I lavori iniziarono nell’ottobre del 1951 e continuarono 24 ore su 24 per tutto l’inverno, affinché l’edificio potesse essere inaugurato in pompa magna, con tanto di francobollo commemorativo e canzone dedicata, il 1° maggio 1952, festa dei lavoratori. Per il regime un’impresa così eccezionale avrebbe dovuto mostrare alla popolazione di Berlino e della Germania Ovest i risultati che i lavoratori avrebbero potuto ottenere se liberati dal capitalismo e dall’imperialismo.

Non solo la data di inaugurazione, ma ogni dettaglio dell’edificio era simbolico: una rappresentazione materiale della Germania socialista del futuro.
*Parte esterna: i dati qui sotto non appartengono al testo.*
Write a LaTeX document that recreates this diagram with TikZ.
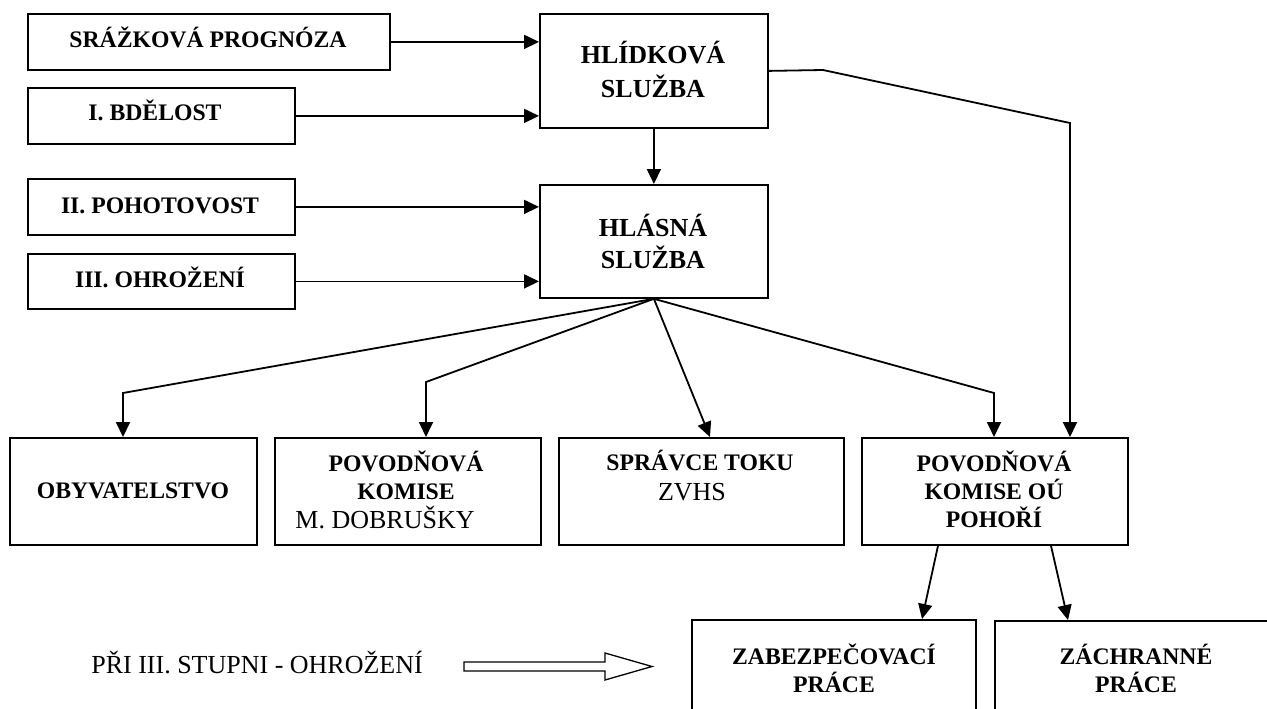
\documentclass[tikz,border=0pt]{standalone}
\usepackage{fontspec}
\setmainfont{Liberation Serif}
\usetikzlibrary{arrows.meta}
\begin{document}
\begin{tikzpicture}[x=1pt,y=-1pt,
  box/.style={draw, line width=1.8pt, inner sep=0pt, anchor=north west},
  bt/.style={font=\fontsize{23.7}{28}\selectfont\bfseries, inner sep=0pt, anchor=base},
  bigt/.style={font=\fontsize{26}{31}\selectfont\bfseries, inner sep=0pt, anchor=base},
  rt/.style={font=\fontsize{26}{30}\selectfont, inner sep=0pt, anchor=base},
  arr/.style={line width=1.8pt, -{Triangle[length=15pt,width=14pt]}},
  ln/.style={line width=1.8pt}]
\useasboundingbox (0,0) rectangle (1267,709);
\clip (0,0) rectangle (1267,709);
% boxes
\node[box, minimum width=362pt, minimum height=56pt] (sp) at (27,13) {};
\node[box, minimum width=267pt, minimum height=56pt] (ib) at (27,87) {};
\node[box, minimum width=228pt, minimum height=114pt] (hl) at (539,13) {};
\node[box, minimum width=267pt, minimum height=56pt] (ii) at (27,178) {};
\node[box, minimum width=267pt, minimum height=55pt] (iii) at (27,253) {};
\node[box, minimum width=228pt, minimum height=113pt] (hlas) at (539,184) {};
\node[box, minimum width=247pt, minimum height=107pt] (obyv) at (9,437) {};
\node[box, minimum width=266pt, minimum height=107pt] (povkom) at (274,437) {};
\node[box, minimum width=285pt, minimum height=107pt] (sprav) at (558,437) {};
\node[box, minimum width=266pt, minimum height=107pt] (povou) at (861,437) {};
\node[box, minimum width=284pt, minimum height=120pt] (zab) at (691,619) {};
\node[box, minimum width=290pt, minimum height=120pt] (zach) at (994,620) {};
% texts
\node[bt] (tsp) at (208,48) {SRÁŽKOVÁ PROGNÓZA};
\node[bt] (tib) at (155,121) {I. BDĚLOST};
\node[bigt] (thla) at (653,64) {HLÍDKOVÁ};
\node[bigt] (thlb) at (653,97) {SLUŽBA};
\node[bt] (tii) at (160,213) {II. POHOTOVOST};
\node[bt] (tiii) at (160,287) {III. OHROŽENÍ};
\node[bigt] (thsa) at (653,236) {HLÁSNÁ};
\node[bigt] (thsb) at (653,268) {SLUŽBA};
\node[bt] (tob) at (133,498) {OBYVATELSTVO};
\node[bt] (tpka) at (406,471) {POVODŇOVÁ};
\node[bt] (tpkb) at (406,499) {KOMISE};
\node[rt] (tpkc) at (385,528) {M. DOBRUŠKY};
\node[bt] (tspa) at (700,470) {SPRÁVCE TOKU};
\node[rt] (tspb) at (692,500) {ZVHS};
\node[bt] (tpoa) at (994,471) {POVODŇOVÁ};
\node[bt] (tpob) at (994,499) {KOMISE OÚ};
\node[bt] (tpoc) at (994,527) {POHOŘÍ};
\node[bt] (tza) at (834,664) {ZABEZPEČOVACÍ};
\node[bt] (tzb) at (834,692) {PRÁCE};
\node[bt] (tca) at (1136,664) {ZÁCHRANNÉ};
\node[bt] (tcb) at (1136,692) {PRÁCE};
\node[rt, anchor=base east] (tpri) at (423,673) {PŘI III. STUPNI - OHROŽENÍ};
% inputs
\draw[arr] (sp.east) -- (sp.east -| hl.west);
\draw[arr] (ib.east) -- (ib.east -| hl.west);
\draw[arr] (ii.east) -- (ii.east -| hlas.west);
\draw[arr] (iii.east) -- (iii.east -| hlas.west);
\draw[arr] (hl.south) -- (hlas.north);
% hlidkova -> povodnova komise OU
\coordinate (h1) at (823,70);
\coordinate (h2) at (1070,123);
\draw[arr] (hl.east) -- (h1) -- (h2) -- (h2 |- povou.north);
% fan
\coordinate (kob) at (123,393);
\coordinate (kpk) at (426,382);
\coordinate (ksp) at (710,437);
\coordinate (kpo) at (994,393);
\draw[arr] (hlas.south) -- (kob) -- (kob |- obyv.north);
\draw[arr] (hlas.south) -- (kpk) -- (kpk |- povkom.north);
\draw[arr] (hlas.south) -- (ksp |- sprav.north);
\draw[arr] (hlas.south) -- (kpo) -- (kpo |- povou.north);
% lower
\coordinate (z1) at (938,544);
\coordinate (z2) at (922,619);
\coordinate (c1) at (1051,544);
\coordinate (c2) at (1068,620);
\draw[arr] (z1 |- povou.south) -- (z2 |- zab.north);
\draw[arr] (c1 |- povou.south) -- (c2 |- zach.north);
% hollow arrow
\draw[line width=1.3pt, line join=miter] (464,662) -- (605,662) -- (605,653) -- (652,666.5) -- (605,680) -- (605,671) -- (464,671) -- cycle;
\end{tikzpicture}
\end{document}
Gli abitanti degli appartamenti furono attentamente scelti in base alla loro professione (degli operai, un insegnante, un architetto, un poliziotto…) in modo che il condominio riproducesse l’intera società della DDR come una società che offriva a tutti le stesse opportunità e in cui tutti convivevano armoniosamente. Nel concorso architettonico per la costruzione di Stalinallee si era infatti richiesto espressamente uno stile che rispecchiasse “la ricchezza della nuova società”.


12. Il grattacielo a Weberwiese a costruzione quasi ultimata, nel 1952.
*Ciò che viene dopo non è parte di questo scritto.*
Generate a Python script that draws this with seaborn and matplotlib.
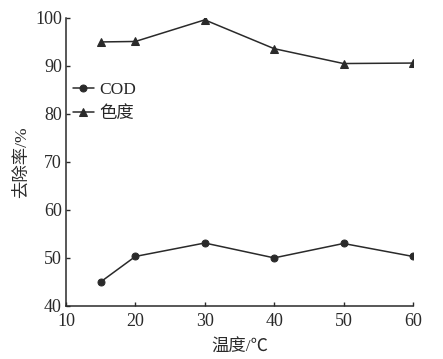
import matplotlib
matplotlib.use("Agg")
import matplotlib.pyplot as plt
import seaborn as sns

# temperature (°C) and removal rates (%)
temperature = [15, 20, 30, 40, 50, 60]
cod_removal = [45.0, 50.3, 53.1, 50.0, 53.0, 50.3]
color_removal = [95.0, 95.1, 99.6, 93.6, 90.5, 90.6]
series_names = ["COD", "色度"]

sns.set_style("ticks")
plt.rcParams["font.family"] = ["Liberation Serif", "Noto Sans CJK SC"]
plt.rcParams["xtick.direction"] = "in"
plt.rcParams["ytick.direction"] = "in"

fig = plt.figure(figsize=(4.43, 3.59), dpi=100)
ax = fig.add_axes([0.149, 0.148, 0.783, 0.802])

sns.lineplot(x=temperature, y=cod_removal, ax=ax, color="#2a2a2a", lw=1.1,
             marker="o", markersize=5, markeredgecolor="#2a2a2a", label=series_names[0])
sns.lineplot(x=temperature, y=color_removal, ax=ax, color="#2a2a2a", lw=1.1,
             marker="^", markersize=6, markeredgecolor="#2a2a2a", label=series_names[1])

ax.set_xlim(10, 60)
ax.set_ylim(40, 100)
ax.set_xticks(range(10, 61, 10))
ax.set_yticks(range(40, 101, 10))
ax.tick_params(labelsize=13, length=3, width=1, colors="#2a2a2a")
ax.tick_params(axis="x", pad=5)
ax.tick_params(axis="y", pad=3)
for s in ["top", "right"]:
    ax.spines[s].set_visible(False)
for s in ["left", "bottom"]:
    ax.spines[s].set_color("#2a2a2a")
    ax.spines[s].set_linewidth(1.1)

ax.set_xlabel("温度/℃", fontsize=12.5, color="#2a2a2a", labelpad=7)
ax.set_ylabel("去除率/%", fontsize=12.5, color="#2a2a2a", labelpad=4)

ax.legend(loc="upper left", bbox_to_anchor=(-0.01, 0.815), frameon=False,
          fontsize=12.5, handlelength=1.2, handletextpad=0.3, labelspacing=0.45,
          borderaxespad=0.2)

fig.savefig("out.png", dpi=100)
A segnalare che la DDR si identificava con chi aveva sconfitto il nazismo, la provenienza del marmo nero dell’ingresso fu fatta risalire a Carinhall, la residenza di campagna di Hermann Göring, che ospitava la sua enorme collezione d’arte (v. Schloβ Schönhausen) e che egli fece distruggere prima che fosse raggiunta dall’armata rossa. Le piastrelle con cui furono ricoperte le pareti esterne venivano dalla città di Meiβen, grande orgoglio per la DDR non solo perché l’omonima manifattura di porcellane era una delle più antiche e importanti d’Europa, ma anche e soprattutto perché essa costituiva una preziosa risorsa: con l’esportazione delle celebri porcellane si ricavava preziosa valuta estera per il bilancio statale (il regime provò a introdurre soggetti di ispirazione marxista, ma dato che non vendevano, tornò ai prodotti tradizionali che garantivano maggiori entrate). Nell’edificio più basso accanto al grattacielo, i bassorilievi nello stile del realismo socialista rappresentavano la ricostruzione di Berlino e la DDR come paradiso dei lavoratori.

Nonostante la costruzione di ogni appartamento del grattacielo fosse costata 9 volte il previsto, gli affitti rimasero minimi: un modello evidentemente non sostenibile su larga scala, ma molto utile a livello propagandistico.